Tips For Interviewing People Older Than You Are (Or Who Might Be Your Boss)

We grow up being told to respect our elders. But what happens when we need our elders to respect us? Interviewing someone older than you, and who could actually end up being your boss could gives new meaning to the word “awkward” if it’s not properly handled. So how do you gain respect from someone who might be looking at you as an inexperienced kid? Here are a few tips that will help get you through the process virtually unscathed.

interviewing boss or older

Be Empathetic

Chances are, this situation is just as awkward for the interviewee as it is for you—if not more so.  Try putting yourself in the other guy’s shoes. How would you feel if someone 10 or 20 years younger than you was asking you things like “Why should I hire you?” and “What are your greatest strengths and weaknesses?” Those interview questions can be painful no matter your age, but when someone you consider to be less experienced than you is the one asking them, the discomfort increases exponentially. So picture yourself on the other side of that desk, and imagine how you would like to be spoken to if the tables were turned. The interview will probably go more smoothly if you’re able to empathize with the candidate on some level.

Remember, It’s Not A Contest

So the woman you’re interviewing has five times more experience than you have, and the quality of her resume makes yours look like a high school assignment. Naturally, this could make you feel a bit intimidated and perhaps give you the impression that you’re not qualified to conduct the interview.  But this is not a contest. You were assigned the task of assessing the candidate’s qualifications for the position, not to see how the two of you measure up against each other. So put away the measuring stick and handle the situation like a mature professional who is more than qualified to ask someone a few questions and make some value judgments.

Don’t Let Age Be A Factor

The last thing you want to do if you’re trying to gain the interviewee’s respect is make jokes about the age difference between you. You might want to say something like, “Wow, I guess it’s kind of weird being interviewed by someone who could be your grandson.” Trust us, it’s not a good idea. You’re much better off acting as though you don’t even notice. If the interviewee happens to bring it up, make sure you politely inform him that age is not a factor in this interaction. 

Don’t Overcompensate

Sometimes people try to mask their insecurities by going to extremes. This could end up coming off as pompous or pretentious, which is not something you want to do if A) you really want to hire this person and/or B) this person could end up being your boss. If you’re afraid of coming off as too green or immature, don’t try to overcompensate by being excessively reserved. You can have a sense of humor and show warmth and empathy without seeming juvenile. Our top advice is: be your best self. After all, it’s what you expect the person you’re interviewing to do. So why not emulate those standards?

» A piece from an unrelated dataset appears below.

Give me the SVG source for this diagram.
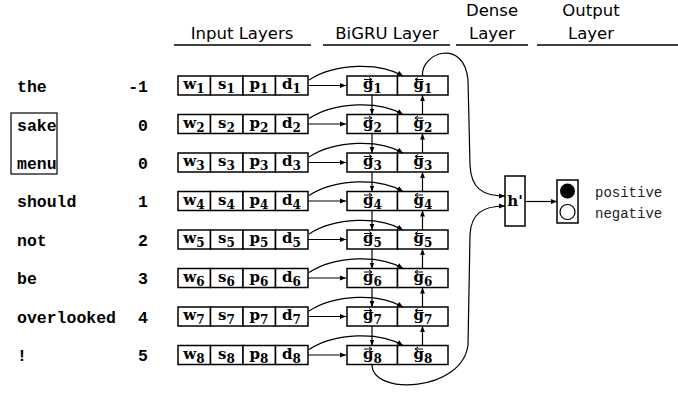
<svg xmlns="http://www.w3.org/2000/svg" width="678" height="394" viewBox="0 0 678 394">
<style>
.hdr{font-family:"DejaVu Sans",sans-serif;font-size:16.5px;fill:#000;text-anchor:middle}
.ul{stroke:#000;stroke-width:1.3}
.word{font-family:"Liberation Mono","Courier New",monospace;font-size:16.5px;font-weight:bold;fill:#000}
.num{font-family:"Liberation Mono","Courier New",monospace;font-size:16.5px;font-weight:bold;fill:#000;text-anchor:end}
.cell{fill:#fff;stroke:#000;stroke-width:1.5}
.ct{font-family:"DejaVu Serif",serif;font-weight:bold;font-size:15px;fill:#000;text-anchor:middle}
.gt{font-family:"DejaVu Serif",serif;font-weight:bold;font-size:15px;fill:#000}
.sub{font-size:12px}
.ln{fill:none;stroke:#000;stroke-width:1.2}
.acc{fill:none;stroke:#000;stroke-width:1}
.out{font-family:"Liberation Mono","Courier New",monospace;font-size:14px;fill:#222}
</style>
<defs>
<marker id="ah" viewBox="0 0 10 10" refX="10" refY="5" markerWidth="6" markerHeight="6" orient="auto" markerUnits="userSpaceOnUse">
<path d="M0,1 L10,5 L0,9 z" fill="#000"/>
</marker>
<path id="ra" class="acc" d="M0,0 h8 m-3,-2 l3,2 l-3,2"/>
<path id="la" class="acc" d="M0,0 h-8 m3,-2 l-3,2 l3,2"/>
</defs>
<rect width="678" height="394" fill="#fff"/>
<g id="headers">
<text class="hdr" x="242" y="39">Input Layers</text>
<line class="ul" x1="174" y1="45" x2="311" y2="45"/>
<text class="hdr" x="387" y="39">BiGRU Layer</text>
<line class="ul" x1="323" y1="45" x2="450" y2="45"/>
<text class="hdr" x="492" y="16">Dense</text>
<text class="hdr" x="492" y="39">Layer</text>
<line class="ul" x1="456" y1="45" x2="528" y2="45"/>
<text class="hdr" x="591" y="16">Output</text>
<text class="hdr" x="591" y="39">Layer</text>
<line class="ul" x1="537" y1="45" x2="678" y2="45"/>
</g>
<g id="words">
<text class="word" x="17" y="92">the</text>
<text class="num" x="148" y="92">-1</text>
<text class="word" x="17" y="131">sake</text>
<text class="num" x="148" y="131">0</text>
<text class="word" x="17" y="169">menu</text>
<text class="num" x="148" y="169">0</text>
<text class="word" x="17" y="207">should</text>
<text class="num" x="148" y="207">1</text>
<text class="word" x="17" y="246">not</text>
<text class="num" x="148" y="246">2</text>
<text class="word" x="17" y="284">be</text>
<text class="num" x="148" y="284">3</text>
<text class="word" x="17" y="323">overlooked</text>
<text class="num" x="148" y="323">4</text>
<text class="word" x="17" y="361">!</text>
<text class="num" x="148" y="361">5</text>
<rect x="11" y="113" width="46" height="61" fill="none" stroke="#000" stroke-width="1.2"/>
</g>
<g id="input1"><rect class="cell" x="178" y="76" width="32.5" height="19"/><rect class="cell" x="210.5" y="76" width="32.5" height="19"/><rect class="cell" x="243" y="76" width="32.5" height="19"/><rect class="cell" x="275.5" y="76" width="32.5" height="19"/>
<text class="ct" x="194" y="89">w<tspan class="sub" dy="4">1</tspan></text><text class="ct" x="226.5" y="89">s<tspan class="sub" dy="4">1</tspan></text><text class="ct" x="259" y="89">p<tspan class="sub" dy="4">1</tspan></text><text class="ct" x="291.5" y="89">d<tspan class="sub" dy="4">1</tspan></text></g>
<g id="input2"><rect class="cell" x="178" y="114.5" width="32.5" height="19"/><rect class="cell" x="210.5" y="114.5" width="32.5" height="19"/><rect class="cell" x="243" y="114.5" width="32.5" height="19"/><rect class="cell" x="275.5" y="114.5" width="32.5" height="19"/>
<text class="ct" x="194" y="127.5">w<tspan class="sub" dy="4">2</tspan></text><text class="ct" x="226.5" y="127.5">s<tspan class="sub" dy="4">2</tspan></text><text class="ct" x="259" y="127.5">p<tspan class="sub" dy="4">2</tspan></text><text class="ct" x="291.5" y="127.5">d<tspan class="sub" dy="4">2</tspan></text></g>
<g id="input3"><rect class="cell" x="178" y="153" width="32.5" height="19"/><rect class="cell" x="210.5" y="153" width="32.5" height="19"/><rect class="cell" x="243" y="153" width="32.5" height="19"/><rect class="cell" x="275.5" y="153" width="32.5" height="19"/>
<text class="ct" x="194" y="166">w<tspan class="sub" dy="4">3</tspan></text><text class="ct" x="226.5" y="166">s<tspan class="sub" dy="4">3</tspan></text><text class="ct" x="259" y="166">p<tspan class="sub" dy="4">3</tspan></text><text class="ct" x="291.5" y="166">d<tspan class="sub" dy="4">3</tspan></text></g>
<g id="input4"><rect class="cell" x="178" y="191.5" width="32.5" height="19"/><rect class="cell" x="210.5" y="191.5" width="32.5" height="19"/><rect class="cell" x="243" y="191.5" width="32.5" height="19"/><rect class="cell" x="275.5" y="191.5" width="32.5" height="19"/>
<text class="ct" x="194" y="204.5">w<tspan class="sub" dy="4">4</tspan></text><text class="ct" x="226.5" y="204.5">s<tspan class="sub" dy="4">4</tspan></text><text class="ct" x="259" y="204.5">p<tspan class="sub" dy="4">4</tspan></text><text class="ct" x="291.5" y="204.5">d<tspan class="sub" dy="4">4</tspan></text></g>
<g id="input5"><rect class="cell" x="178" y="230" width="32.5" height="19"/><rect class="cell" x="210.5" y="230" width="32.5" height="19"/><rect class="cell" x="243" y="230" width="32.5" height="19"/><rect class="cell" x="275.5" y="230" width="32.5" height="19"/>
<text class="ct" x="194" y="243">w<tspan class="sub" dy="4">5</tspan></text><text class="ct" x="226.5" y="243">s<tspan class="sub" dy="4">5</tspan></text><text class="ct" x="259" y="243">p<tspan class="sub" dy="4">5</tspan></text><text class="ct" x="291.5" y="243">d<tspan class="sub" dy="4">5</tspan></text></g>
<g id="input6"><rect class="cell" x="178" y="268.5" width="32.5" height="19"/><rect class="cell" x="210.5" y="268.5" width="32.5" height="19"/><rect class="cell" x="243" y="268.5" width="32.5" height="19"/><rect class="cell" x="275.5" y="268.5" width="32.5" height="19"/>
<text class="ct" x="194" y="281.5">w<tspan class="sub" dy="4">6</tspan></text><text class="ct" x="226.5" y="281.5">s<tspan class="sub" dy="4">6</tspan></text><text class="ct" x="259" y="281.5">p<tspan class="sub" dy="4">6</tspan></text><text class="ct" x="291.5" y="281.5">d<tspan class="sub" dy="4">6</tspan></text></g>
<g id="input7"><rect class="cell" x="178" y="307" width="32.5" height="19"/><rect class="cell" x="210.5" y="307" width="32.5" height="19"/><rect class="cell" x="243" y="307" width="32.5" height="19"/><rect class="cell" x="275.5" y="307" width="32.5" height="19"/>
<text class="ct" x="194" y="320">w<tspan class="sub" dy="4">7</tspan></text><text class="ct" x="226.5" y="320">s<tspan class="sub" dy="4">7</tspan></text><text class="ct" x="259" y="320">p<tspan class="sub" dy="4">7</tspan></text><text class="ct" x="291.5" y="320">d<tspan class="sub" dy="4">7</tspan></text></g>
<g id="input8"><rect class="cell" x="178" y="345.5" width="32.5" height="19"/><rect class="cell" x="210.5" y="345.5" width="32.5" height="19"/><rect class="cell" x="243" y="345.5" width="32.5" height="19"/><rect class="cell" x="275.5" y="345.5" width="32.5" height="19"/>
<text class="ct" x="194" y="358.5">w<tspan class="sub" dy="4">8</tspan></text><text class="ct" x="226.5" y="358.5">s<tspan class="sub" dy="4">8</tspan></text><text class="ct" x="259" y="358.5">p<tspan class="sub" dy="4">8</tspan></text><text class="ct" x="291.5" y="358.5">d<tspan class="sub" dy="4">8</tspan></text></g>
<g id="gru1"><rect class="cell" x="347" y="76" width="50.5" height="19"/><rect class="cell" x="397.5" y="76" width="50.5" height="19"/><text class="gt" x="363" y="89">g<tspan class="sub" dy="4">1</tspan></text><text class="gt" x="413.5" y="89">g<tspan class="sub" dy="4">1</tspan></text><use href="#ra" x="364" y="79.5"/><use href="#la" x="423" y="79.5"/></g>
<g id="gru2"><rect class="cell" x="347" y="114.5" width="50.5" height="19"/><rect class="cell" x="397.5" y="114.5" width="50.5" height="19"/><text class="gt" x="363" y="127.5">g<tspan class="sub" dy="4">2</tspan></text><text class="gt" x="413.5" y="127.5">g<tspan class="sub" dy="4">2</tspan></text><use href="#ra" x="364" y="118"/><use href="#la" x="423" y="118"/></g>
<g id="gru3"><rect class="cell" x="347" y="153" width="50.5" height="19"/><rect class="cell" x="397.5" y="153" width="50.5" height="19"/><text class="gt" x="363" y="166">g<tspan class="sub" dy="4">3</tspan></text><text class="gt" x="413.5" y="166">g<tspan class="sub" dy="4">3</tspan></text><use href="#ra" x="364" y="156.5"/><use href="#la" x="423" y="156.5"/></g>
<g id="gru4"><rect class="cell" x="347" y="191.5" width="50.5" height="19"/><rect class="cell" x="397.5" y="191.5" width="50.5" height="19"/><text class="gt" x="363" y="204.5">g<tspan class="sub" dy="4">4</tspan></text><text class="gt" x="413.5" y="204.5">g<tspan class="sub" dy="4">4</tspan></text><use href="#ra" x="364" y="195"/><use href="#la" x="423" y="195"/></g>
<g id="gru5"><rect class="cell" x="347" y="230" width="50.5" height="19"/><rect class="cell" x="397.5" y="230" width="50.5" height="19"/><text class="gt" x="363" y="243">g<tspan class="sub" dy="4">5</tspan></text><text class="gt" x="413.5" y="243">g<tspan class="sub" dy="4">5</tspan></text><use href="#ra" x="364" y="233.5"/><use href="#la" x="423" y="233.5"/></g>
<g id="gru6"><rect class="cell" x="347" y="268.5" width="50.5" height="19"/><rect class="cell" x="397.5" y="268.5" width="50.5" height="19"/><text class="gt" x="363" y="281.5">g<tspan class="sub" dy="4">6</tspan></text><text class="gt" x="413.5" y="281.5">g<tspan class="sub" dy="4">6</tspan></text><use href="#ra" x="364" y="272"/><use href="#la" x="423" y="272"/></g>
<g id="gru7"><rect class="cell" x="347" y="307" width="50.5" height="19"/><rect class="cell" x="397.5" y="307" width="50.5" height="19"/><text class="gt" x="363" y="320">g<tspan class="sub" dy="4">7</tspan></text><text class="gt" x="413.5" y="320">g<tspan class="sub" dy="4">7</tspan></text><use href="#ra" x="364" y="310.5"/><use href="#la" x="423" y="310.5"/></g>
<g id="gru8"><rect class="cell" x="347" y="345.5" width="50.5" height="19"/><rect class="cell" x="397.5" y="345.5" width="50.5" height="19"/><text class="gt" x="363" y="358.5">g<tspan class="sub" dy="4">8</tspan></text><text class="gt" x="413.5" y="358.5">g<tspan class="sub" dy="4">8</tspan></text><use href="#ra" x="364" y="349"/><use href="#la" x="423" y="349"/></g>
<g id="dense"><rect class="cell" x="505" y="176" width="20" height="50"/><text class="ct" x="515" y="206">h'</text></g>
<g id="output"><rect class="cell" x="557" y="180" width="21" height="43"/><circle cx="567.5" cy="191" r="7.5" fill="#000"/><circle cx="567.5" cy="212" r="7.5" fill="#fff" stroke="#000" stroke-width="1.2"/>
<text class="out" x="595" y="197">positive</text><text class="out" x="595" y="218">negative</text></g>
<g id="connectors">
<path class="ln" marker-end="url(#ah)" d="M308,85.5 H346"/>
<path class="ln" marker-end="url(#ah)" d="M308,124 H346"/>
<path class="ln" marker-end="url(#ah)" d="M308,162.5 H346"/>
<path class="ln" marker-end="url(#ah)" d="M308,201 H346"/>
<path class="ln" marker-end="url(#ah)" d="M308,239.5 H346"/>
<path class="ln" marker-end="url(#ah)" d="M308,278 H346"/>
<path class="ln" marker-end="url(#ah)" d="M308,316.5 H346"/>
<path class="ln" marker-end="url(#ah)" d="M308,355 H346"/>
<path class="ln" marker-end="url(#ah)" d="M309,80 C335,63 380,62 403,76"/>
<path class="ln" marker-end="url(#ah)" d="M309,118.5 C335,101.5 380,100.5 403,114.5"/>
<path class="ln" marker-end="url(#ah)" d="M309,157 C335,140 380,139 403,153"/>
<path class="ln" marker-end="url(#ah)" d="M309,195.5 C335,178.5 380,177.5 403,191.5"/>
<path class="ln" marker-end="url(#ah)" d="M309,234 C335,217 380,216 403,230"/>
<path class="ln" marker-end="url(#ah)" d="M309,272.5 C335,255.5 380,254.5 403,268.5"/>
<path class="ln" marker-end="url(#ah)" d="M309,311 C335,294 380,293 403,307"/>
<path class="ln" marker-end="url(#ah)" d="M309,349.5 C335,332.5 380,331.5 403,345.5"/>
<path class="ln" marker-end="url(#ah)" d="M372,95 V114.5"/>
<path class="ln" marker-end="url(#ah)" d="M372,133.5 V153"/>
<path class="ln" marker-end="url(#ah)" d="M372,172 V191.5"/>
<path class="ln" marker-end="url(#ah)" d="M372,210.5 V230"/>
<path class="ln" marker-end="url(#ah)" d="M372,249 V268.5"/>
<path class="ln" marker-end="url(#ah)" d="M372,287.5 V307"/>
<path class="ln" marker-end="url(#ah)" d="M372,326 V345.5"/>
<path class="ln" marker-end="url(#ah)" d="M422.5,114.5 V95"/>
<path class="ln" marker-end="url(#ah)" d="M422.5,153 V133.5"/>
<path class="ln" marker-end="url(#ah)" d="M422.5,191.5 V172"/>
<path class="ln" marker-end="url(#ah)" d="M422.5,230 V210.5"/>
<path class="ln" marker-end="url(#ah)" d="M422.5,268.5 V249"/>
<path class="ln" marker-end="url(#ah)" d="M422.5,307 V287.5"/>
<path class="ln" marker-end="url(#ah)" d="M422.5,345.5 V326"/>
<path class="ln" marker-end="url(#ah)" d="M422.5,76 C421,52 464,38 468,80 L470,165 C471,188 482,196 505,196"/>
<path class="ln" marker-end="url(#ah)" d="M372,364.5 C372,396 462,392 468,345 L470,235 C471,214 482,206 505,206"/>
<path class="ln" marker-end="url(#ah)" d="M525,201.5 H557"/>
</g>
</svg>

Keep Your Skill Sets Separate

So maybe you don’t have 20 years’ of experience as a senior account manager like the person you’re interviewing. But this guy might not have ever interviewed or hired anyone in his life. We all have our own areas of expertise, and they don’t have to match up for you to be able to recognize a top-quality candidate. You know what questions to ask, and how to evaluate the answers. You can sense if someone is going to be a good fit for the company or a disaster. You don’t have to know what the interviewee knows. You just have to know whether he would be a good hire. Age and experience shouldn’t play a part in this equation. 

Find Common Ground

Just because you and the candidate are from different generations doesn’t mean you have nothing in common. Maybe you both root for the same sports team. Maybe you both like sushi. You might share a similar sense of humor. The more common ground you can find, the narrower the gap between you is likely to become.

When it comes to interviewing candidates who are older or more experienced than you are, there’s no need to feel intimidated if you follow the advice given here. Chances are, you’ll be on the other side of that desk some day. So follow the golden rule and treat others like you would want to be treated.